--- YOUR TASK ---
Your task is to retype the lines from the opening of the material through the line that includes "($(third)!0.445!(second)$) -- (second);". Do not copy the pictures.
* START PROVIDED MATERIAL *
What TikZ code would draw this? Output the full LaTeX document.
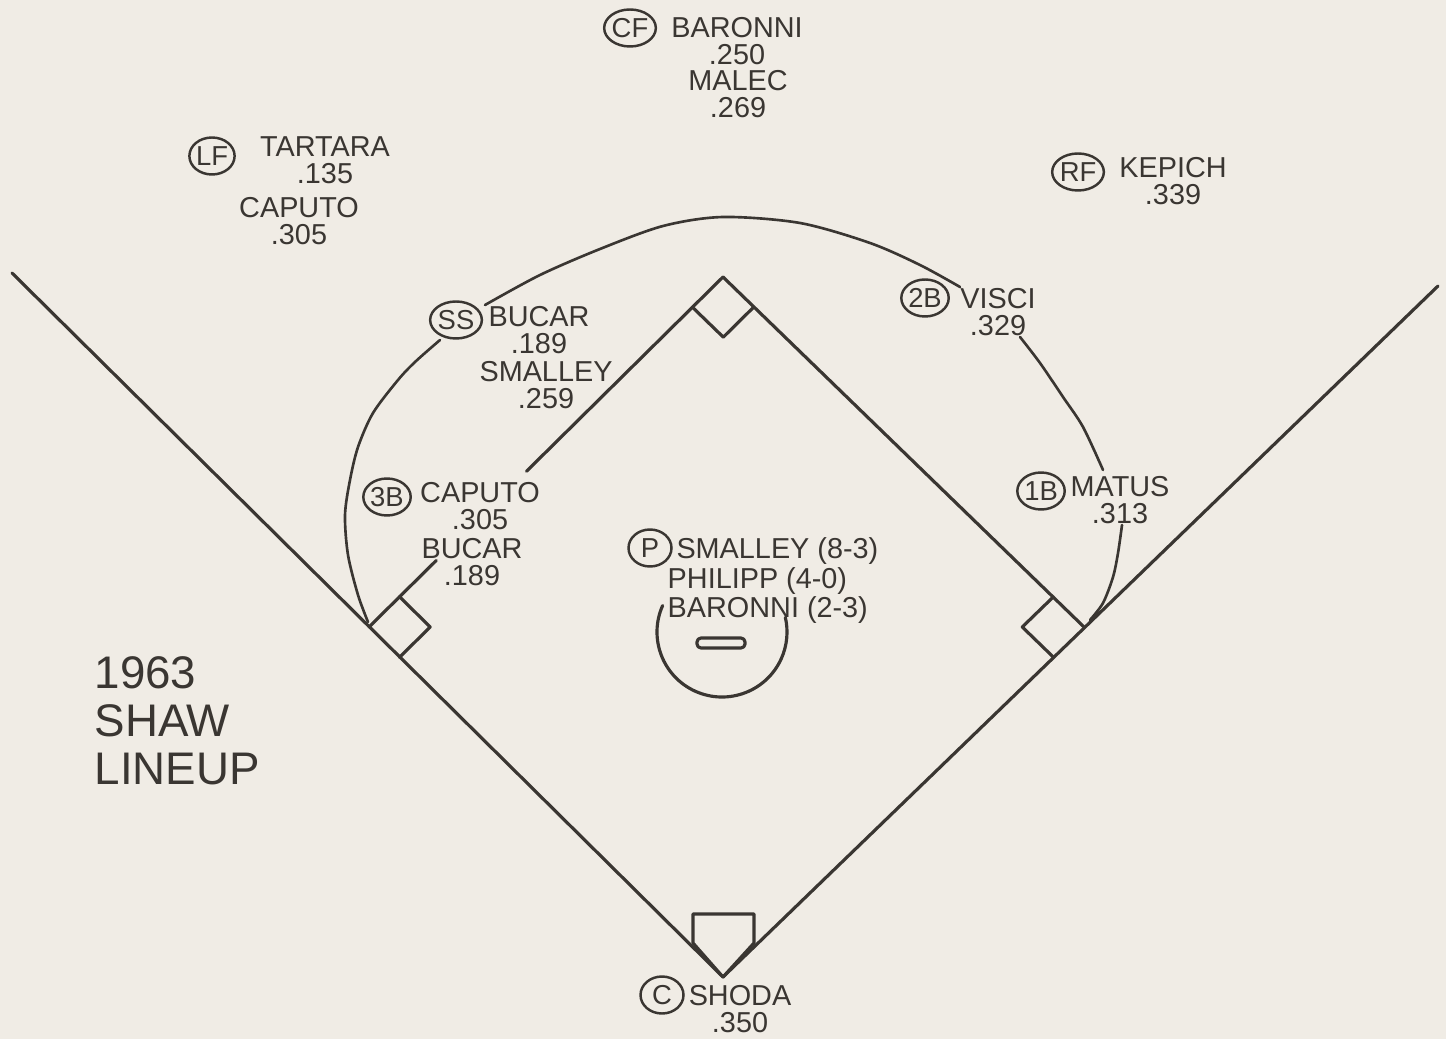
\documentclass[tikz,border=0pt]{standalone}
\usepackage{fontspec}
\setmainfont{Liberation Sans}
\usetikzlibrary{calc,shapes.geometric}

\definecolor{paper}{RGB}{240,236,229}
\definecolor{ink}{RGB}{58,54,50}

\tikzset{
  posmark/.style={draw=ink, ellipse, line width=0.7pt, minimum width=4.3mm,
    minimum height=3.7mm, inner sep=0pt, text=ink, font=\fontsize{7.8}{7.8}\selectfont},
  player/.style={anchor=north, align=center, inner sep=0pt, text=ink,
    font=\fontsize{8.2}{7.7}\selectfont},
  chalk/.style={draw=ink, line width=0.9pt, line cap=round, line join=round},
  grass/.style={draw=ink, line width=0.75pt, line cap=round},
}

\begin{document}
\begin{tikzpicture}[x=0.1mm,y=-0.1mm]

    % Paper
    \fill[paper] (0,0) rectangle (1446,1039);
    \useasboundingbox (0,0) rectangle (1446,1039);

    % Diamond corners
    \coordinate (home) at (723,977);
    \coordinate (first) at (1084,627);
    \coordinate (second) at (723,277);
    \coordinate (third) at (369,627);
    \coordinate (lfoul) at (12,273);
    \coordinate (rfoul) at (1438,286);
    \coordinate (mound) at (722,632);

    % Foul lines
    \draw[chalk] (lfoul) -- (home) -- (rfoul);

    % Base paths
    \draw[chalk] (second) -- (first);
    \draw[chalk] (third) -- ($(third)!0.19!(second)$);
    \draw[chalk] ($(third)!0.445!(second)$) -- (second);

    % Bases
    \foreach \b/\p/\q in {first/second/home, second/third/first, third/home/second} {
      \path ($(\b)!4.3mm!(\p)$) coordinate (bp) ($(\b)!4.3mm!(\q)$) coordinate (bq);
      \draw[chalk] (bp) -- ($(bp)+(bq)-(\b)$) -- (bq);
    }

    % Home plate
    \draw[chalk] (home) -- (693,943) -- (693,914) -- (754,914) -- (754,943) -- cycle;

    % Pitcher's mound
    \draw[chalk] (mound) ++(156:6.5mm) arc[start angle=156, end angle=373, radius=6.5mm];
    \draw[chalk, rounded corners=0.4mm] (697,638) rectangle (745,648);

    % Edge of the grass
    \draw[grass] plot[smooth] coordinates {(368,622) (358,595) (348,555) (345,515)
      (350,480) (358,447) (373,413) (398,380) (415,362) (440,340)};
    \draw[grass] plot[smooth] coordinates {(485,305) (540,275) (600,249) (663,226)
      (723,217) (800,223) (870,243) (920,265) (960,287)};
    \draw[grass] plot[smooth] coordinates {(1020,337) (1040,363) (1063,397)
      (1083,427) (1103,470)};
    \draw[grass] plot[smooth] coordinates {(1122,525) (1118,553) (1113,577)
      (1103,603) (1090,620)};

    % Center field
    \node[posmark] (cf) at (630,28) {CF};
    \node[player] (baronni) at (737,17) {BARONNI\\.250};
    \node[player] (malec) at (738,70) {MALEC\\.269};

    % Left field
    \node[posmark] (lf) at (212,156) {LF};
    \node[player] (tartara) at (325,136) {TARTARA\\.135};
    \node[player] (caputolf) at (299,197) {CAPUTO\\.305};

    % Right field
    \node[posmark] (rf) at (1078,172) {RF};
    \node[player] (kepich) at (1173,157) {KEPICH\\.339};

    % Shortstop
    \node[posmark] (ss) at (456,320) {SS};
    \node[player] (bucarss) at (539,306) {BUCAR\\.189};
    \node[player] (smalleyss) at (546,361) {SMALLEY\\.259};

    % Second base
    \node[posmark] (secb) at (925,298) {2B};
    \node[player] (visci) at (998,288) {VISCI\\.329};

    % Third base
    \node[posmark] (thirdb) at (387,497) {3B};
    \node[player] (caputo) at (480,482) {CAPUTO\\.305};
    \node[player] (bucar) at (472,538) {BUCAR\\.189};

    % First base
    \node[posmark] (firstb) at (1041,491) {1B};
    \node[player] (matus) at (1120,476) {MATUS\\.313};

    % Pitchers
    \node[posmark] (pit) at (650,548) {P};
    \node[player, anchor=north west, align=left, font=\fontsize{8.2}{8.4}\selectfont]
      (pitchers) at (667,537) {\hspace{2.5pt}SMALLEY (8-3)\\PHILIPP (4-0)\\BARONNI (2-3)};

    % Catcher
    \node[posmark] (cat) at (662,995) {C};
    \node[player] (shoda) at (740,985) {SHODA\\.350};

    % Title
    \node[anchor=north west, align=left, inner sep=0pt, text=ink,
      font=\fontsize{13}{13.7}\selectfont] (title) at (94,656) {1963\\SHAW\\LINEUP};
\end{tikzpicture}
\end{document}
* END PROVIDED MATERIAL *
--- SOLUTION ---
What TikZ code would draw this? Output the full LaTeX document.
\documentclass[tikz,border=0pt]{standalone}
\usepackage{fontspec}
\setmainfont{Liberation Sans}
\usetikzlibrary{calc,shapes.geometric}

\definecolor{paper}{RGB}{240,236,229}
\definecolor{ink}{RGB}{58,54,50}

\tikzset{
  posmark/.style={draw=ink, ellipse, line width=0.7pt, minimum width=4.3mm,
    minimum height=3.7mm, inner sep=0pt, text=ink, font=\fontsize{7.8}{7.8}\selectfont},
  player/.style={anchor=north, align=center, inner sep=0pt, text=ink,
    font=\fontsize{8.2}{7.7}\selectfont},
  chalk/.style={draw=ink, line width=0.9pt, line cap=round, line join=round},
  grass/.style={draw=ink, line width=0.75pt, line cap=round},
}

\begin{document}
\begin{tikzpicture}[x=0.1mm,y=-0.1mm]

    % Paper
    \fill[paper] (0,0) rectangle (1446,1039);
    \useasboundingbox (0,0) rectangle (1446,1039);

    % Diamond corners
    \coordinate (home) at (723,977);
    \coordinate (first) at (1084,627);
    \coordinate (second) at (723,277);
    \coordinate (third) at (369,627);
    \coordinate (lfoul) at (12,273);
    \coordinate (rfoul) at (1438,286);
    \coordinate (mound) at (722,632);

    % Foul lines
    \draw[chalk] (lfoul) -- (home) -- (rfoul);

    % Base paths
    \draw[chalk] (second) -- (first);
    \draw[chalk] (third) -- ($(third)!0.19!(second)$);
    \draw[chalk] ($(third)!0.445!(second)$) -- (second);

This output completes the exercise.